DIRECTIVE —
Keep to the lines between the one holding "Rebuild this chart" and the one holding "import pandas as pd", inclusive, and write them out exactly.

RECORDS —
— Start —
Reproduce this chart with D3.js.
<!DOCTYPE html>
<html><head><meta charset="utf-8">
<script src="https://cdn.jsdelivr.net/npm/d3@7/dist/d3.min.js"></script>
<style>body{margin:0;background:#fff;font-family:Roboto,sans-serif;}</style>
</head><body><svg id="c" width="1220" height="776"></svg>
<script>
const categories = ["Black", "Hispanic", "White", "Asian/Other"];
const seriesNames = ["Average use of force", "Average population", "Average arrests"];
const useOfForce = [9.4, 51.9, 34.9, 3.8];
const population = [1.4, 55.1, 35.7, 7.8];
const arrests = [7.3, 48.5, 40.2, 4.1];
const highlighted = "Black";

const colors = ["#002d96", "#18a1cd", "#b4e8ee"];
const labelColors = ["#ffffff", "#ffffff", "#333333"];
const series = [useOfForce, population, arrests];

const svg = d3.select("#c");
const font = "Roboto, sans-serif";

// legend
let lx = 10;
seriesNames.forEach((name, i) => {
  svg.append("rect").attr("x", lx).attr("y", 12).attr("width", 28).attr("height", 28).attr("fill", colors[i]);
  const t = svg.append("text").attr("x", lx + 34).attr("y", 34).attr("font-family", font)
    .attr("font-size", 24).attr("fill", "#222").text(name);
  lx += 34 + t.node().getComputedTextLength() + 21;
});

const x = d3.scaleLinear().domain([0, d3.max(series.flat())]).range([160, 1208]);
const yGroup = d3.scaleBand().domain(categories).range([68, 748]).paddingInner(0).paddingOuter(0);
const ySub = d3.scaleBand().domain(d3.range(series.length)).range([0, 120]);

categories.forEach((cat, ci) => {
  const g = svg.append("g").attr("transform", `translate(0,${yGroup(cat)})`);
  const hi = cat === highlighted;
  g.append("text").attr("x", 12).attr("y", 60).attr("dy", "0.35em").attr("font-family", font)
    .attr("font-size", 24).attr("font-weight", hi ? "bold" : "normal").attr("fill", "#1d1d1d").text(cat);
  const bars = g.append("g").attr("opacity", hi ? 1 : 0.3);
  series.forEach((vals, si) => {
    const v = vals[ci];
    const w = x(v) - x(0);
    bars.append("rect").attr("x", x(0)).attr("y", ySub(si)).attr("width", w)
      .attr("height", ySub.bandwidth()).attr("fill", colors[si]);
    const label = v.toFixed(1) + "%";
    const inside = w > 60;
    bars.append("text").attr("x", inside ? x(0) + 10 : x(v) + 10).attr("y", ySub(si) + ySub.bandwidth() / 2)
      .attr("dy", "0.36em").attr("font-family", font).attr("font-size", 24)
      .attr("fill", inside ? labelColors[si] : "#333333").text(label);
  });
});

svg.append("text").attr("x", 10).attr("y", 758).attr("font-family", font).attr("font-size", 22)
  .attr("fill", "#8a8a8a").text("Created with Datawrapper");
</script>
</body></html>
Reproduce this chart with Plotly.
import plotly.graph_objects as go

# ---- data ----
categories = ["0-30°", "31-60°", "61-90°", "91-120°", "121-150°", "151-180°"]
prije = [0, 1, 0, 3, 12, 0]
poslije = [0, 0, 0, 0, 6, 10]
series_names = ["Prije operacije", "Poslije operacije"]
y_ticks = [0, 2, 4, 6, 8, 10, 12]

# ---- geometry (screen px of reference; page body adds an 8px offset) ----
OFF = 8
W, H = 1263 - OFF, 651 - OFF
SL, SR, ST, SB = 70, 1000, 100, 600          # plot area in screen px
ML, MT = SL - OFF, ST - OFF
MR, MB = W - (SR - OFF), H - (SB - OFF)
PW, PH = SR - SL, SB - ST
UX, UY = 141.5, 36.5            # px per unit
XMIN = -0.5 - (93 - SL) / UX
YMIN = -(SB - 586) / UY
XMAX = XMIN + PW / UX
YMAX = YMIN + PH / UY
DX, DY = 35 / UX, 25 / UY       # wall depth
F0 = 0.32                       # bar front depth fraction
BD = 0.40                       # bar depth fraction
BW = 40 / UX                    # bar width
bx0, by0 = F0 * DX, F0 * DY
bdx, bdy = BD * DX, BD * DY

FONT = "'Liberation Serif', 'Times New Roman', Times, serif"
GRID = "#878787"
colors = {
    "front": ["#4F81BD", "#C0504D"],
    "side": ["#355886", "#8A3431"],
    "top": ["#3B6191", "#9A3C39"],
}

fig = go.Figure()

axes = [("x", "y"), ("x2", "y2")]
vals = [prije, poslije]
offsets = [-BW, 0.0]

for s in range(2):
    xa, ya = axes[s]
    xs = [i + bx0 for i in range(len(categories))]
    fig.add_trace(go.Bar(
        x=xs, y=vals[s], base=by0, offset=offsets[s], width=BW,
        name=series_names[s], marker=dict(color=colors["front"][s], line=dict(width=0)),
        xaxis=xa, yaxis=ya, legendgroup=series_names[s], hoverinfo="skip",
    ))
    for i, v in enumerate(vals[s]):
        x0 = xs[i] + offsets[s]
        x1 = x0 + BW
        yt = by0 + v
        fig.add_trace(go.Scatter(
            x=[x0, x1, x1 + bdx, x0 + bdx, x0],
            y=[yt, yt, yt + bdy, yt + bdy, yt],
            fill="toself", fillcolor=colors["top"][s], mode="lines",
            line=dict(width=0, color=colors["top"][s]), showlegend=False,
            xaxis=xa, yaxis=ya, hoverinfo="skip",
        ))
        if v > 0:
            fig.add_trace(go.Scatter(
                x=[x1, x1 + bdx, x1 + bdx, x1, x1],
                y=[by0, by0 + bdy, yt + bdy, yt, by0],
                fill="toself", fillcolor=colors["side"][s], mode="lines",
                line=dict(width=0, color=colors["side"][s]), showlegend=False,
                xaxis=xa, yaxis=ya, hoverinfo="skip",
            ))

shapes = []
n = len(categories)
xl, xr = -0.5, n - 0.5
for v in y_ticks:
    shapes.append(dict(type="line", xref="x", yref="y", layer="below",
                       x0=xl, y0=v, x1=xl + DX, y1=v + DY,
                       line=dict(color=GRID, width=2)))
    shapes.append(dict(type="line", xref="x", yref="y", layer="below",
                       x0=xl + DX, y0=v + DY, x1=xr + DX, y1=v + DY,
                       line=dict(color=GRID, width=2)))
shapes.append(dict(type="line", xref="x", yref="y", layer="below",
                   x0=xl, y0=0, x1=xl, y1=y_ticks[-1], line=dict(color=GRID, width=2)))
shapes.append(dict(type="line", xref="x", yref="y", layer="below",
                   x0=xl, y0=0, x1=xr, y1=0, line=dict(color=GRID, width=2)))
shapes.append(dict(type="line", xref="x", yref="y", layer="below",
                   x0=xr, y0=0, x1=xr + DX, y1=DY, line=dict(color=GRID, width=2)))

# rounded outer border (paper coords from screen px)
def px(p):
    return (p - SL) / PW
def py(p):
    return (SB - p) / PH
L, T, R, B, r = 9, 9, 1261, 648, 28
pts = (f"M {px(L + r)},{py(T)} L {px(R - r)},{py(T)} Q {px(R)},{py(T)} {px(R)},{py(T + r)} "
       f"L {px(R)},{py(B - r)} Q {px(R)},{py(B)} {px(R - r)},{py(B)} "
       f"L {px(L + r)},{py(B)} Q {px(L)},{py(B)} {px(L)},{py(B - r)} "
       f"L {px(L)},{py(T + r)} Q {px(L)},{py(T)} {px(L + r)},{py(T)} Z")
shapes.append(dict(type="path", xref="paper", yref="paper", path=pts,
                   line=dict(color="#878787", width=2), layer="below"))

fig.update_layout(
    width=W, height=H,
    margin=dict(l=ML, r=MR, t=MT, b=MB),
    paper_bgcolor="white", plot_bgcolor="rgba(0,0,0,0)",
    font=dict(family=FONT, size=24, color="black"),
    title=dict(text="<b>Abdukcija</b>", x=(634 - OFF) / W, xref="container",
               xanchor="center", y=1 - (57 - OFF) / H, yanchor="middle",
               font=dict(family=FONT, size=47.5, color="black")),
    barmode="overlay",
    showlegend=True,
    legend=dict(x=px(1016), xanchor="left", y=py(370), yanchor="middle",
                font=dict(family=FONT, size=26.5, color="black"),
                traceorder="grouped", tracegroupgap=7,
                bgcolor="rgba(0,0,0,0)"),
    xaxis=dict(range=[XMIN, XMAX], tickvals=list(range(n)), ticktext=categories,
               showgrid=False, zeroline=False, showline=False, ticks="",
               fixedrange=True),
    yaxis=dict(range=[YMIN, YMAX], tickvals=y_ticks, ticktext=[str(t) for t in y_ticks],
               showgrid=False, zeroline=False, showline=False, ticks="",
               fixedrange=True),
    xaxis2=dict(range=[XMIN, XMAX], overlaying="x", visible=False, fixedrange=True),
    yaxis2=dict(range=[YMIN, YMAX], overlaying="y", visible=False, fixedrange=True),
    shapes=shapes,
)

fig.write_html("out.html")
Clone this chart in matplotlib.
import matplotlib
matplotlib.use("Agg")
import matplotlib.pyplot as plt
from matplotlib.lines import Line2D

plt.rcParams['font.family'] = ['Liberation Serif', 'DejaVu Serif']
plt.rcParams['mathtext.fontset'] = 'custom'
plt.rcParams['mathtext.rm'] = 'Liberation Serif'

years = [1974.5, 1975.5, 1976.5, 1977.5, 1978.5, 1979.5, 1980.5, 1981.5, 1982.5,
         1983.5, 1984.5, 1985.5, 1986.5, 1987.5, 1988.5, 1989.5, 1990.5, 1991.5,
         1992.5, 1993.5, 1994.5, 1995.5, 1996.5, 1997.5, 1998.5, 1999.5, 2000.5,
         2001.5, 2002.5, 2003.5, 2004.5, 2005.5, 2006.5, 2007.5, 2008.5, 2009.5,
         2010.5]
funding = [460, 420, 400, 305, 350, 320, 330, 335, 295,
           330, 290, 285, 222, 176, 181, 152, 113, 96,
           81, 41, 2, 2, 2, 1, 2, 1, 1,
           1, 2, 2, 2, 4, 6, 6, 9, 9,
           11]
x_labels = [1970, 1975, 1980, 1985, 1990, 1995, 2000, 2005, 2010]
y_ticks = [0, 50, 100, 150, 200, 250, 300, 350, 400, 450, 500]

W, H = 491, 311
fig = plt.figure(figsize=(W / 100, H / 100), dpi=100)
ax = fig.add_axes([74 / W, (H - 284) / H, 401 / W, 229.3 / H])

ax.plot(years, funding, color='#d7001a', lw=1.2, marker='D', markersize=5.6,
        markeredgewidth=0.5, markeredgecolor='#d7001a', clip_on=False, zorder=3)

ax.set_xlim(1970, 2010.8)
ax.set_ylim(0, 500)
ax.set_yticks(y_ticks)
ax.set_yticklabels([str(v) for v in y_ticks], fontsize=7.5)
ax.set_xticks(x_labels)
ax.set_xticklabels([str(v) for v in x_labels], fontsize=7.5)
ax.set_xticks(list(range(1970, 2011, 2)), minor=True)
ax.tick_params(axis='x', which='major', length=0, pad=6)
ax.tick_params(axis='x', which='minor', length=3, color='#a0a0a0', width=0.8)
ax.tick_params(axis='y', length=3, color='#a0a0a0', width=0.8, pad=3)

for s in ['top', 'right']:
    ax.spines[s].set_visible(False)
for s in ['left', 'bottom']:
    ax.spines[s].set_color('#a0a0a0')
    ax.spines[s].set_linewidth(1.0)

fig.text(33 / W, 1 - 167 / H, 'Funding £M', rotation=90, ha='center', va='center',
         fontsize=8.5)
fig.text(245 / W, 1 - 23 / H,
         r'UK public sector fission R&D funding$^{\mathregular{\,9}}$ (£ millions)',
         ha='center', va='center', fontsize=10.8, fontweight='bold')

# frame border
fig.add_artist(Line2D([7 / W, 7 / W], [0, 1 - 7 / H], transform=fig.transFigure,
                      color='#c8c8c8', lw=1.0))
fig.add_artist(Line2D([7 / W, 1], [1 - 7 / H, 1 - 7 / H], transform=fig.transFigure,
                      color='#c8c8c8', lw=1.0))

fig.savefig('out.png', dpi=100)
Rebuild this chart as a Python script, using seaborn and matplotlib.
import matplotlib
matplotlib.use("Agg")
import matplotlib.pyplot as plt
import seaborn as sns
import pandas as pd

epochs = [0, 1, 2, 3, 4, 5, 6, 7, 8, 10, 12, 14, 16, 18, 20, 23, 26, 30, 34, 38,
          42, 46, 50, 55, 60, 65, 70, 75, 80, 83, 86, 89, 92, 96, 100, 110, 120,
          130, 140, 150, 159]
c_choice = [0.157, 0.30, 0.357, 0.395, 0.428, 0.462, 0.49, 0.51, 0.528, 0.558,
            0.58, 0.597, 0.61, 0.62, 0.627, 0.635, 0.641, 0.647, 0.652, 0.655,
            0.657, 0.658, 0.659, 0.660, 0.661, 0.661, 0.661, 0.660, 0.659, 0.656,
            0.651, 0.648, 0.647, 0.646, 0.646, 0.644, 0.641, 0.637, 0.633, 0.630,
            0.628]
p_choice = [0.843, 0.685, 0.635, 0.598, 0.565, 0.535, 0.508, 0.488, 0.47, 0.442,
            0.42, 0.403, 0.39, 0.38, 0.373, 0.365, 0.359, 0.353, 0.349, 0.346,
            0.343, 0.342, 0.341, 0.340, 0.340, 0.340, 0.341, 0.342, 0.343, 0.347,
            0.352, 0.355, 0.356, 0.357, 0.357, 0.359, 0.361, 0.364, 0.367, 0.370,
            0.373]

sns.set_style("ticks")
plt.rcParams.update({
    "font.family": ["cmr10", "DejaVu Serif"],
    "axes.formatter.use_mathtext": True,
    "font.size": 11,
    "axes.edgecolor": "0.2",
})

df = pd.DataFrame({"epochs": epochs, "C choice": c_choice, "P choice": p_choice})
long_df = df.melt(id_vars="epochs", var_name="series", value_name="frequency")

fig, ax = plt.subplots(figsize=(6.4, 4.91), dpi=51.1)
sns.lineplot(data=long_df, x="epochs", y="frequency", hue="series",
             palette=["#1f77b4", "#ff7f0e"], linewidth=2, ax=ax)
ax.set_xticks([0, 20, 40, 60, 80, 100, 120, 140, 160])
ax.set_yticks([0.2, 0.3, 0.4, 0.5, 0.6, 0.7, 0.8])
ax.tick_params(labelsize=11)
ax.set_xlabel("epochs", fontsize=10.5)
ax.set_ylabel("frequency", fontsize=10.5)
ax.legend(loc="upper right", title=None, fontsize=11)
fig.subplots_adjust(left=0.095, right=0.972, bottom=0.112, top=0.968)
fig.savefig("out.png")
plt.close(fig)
— End —
FULL SOLUTION —
Rebuild this chart as a Python script, using seaborn and matplotlib.
import matplotlib
matplotlib.use("Agg")
import matplotlib.pyplot as plt
import seaborn as sns
import pandas as pd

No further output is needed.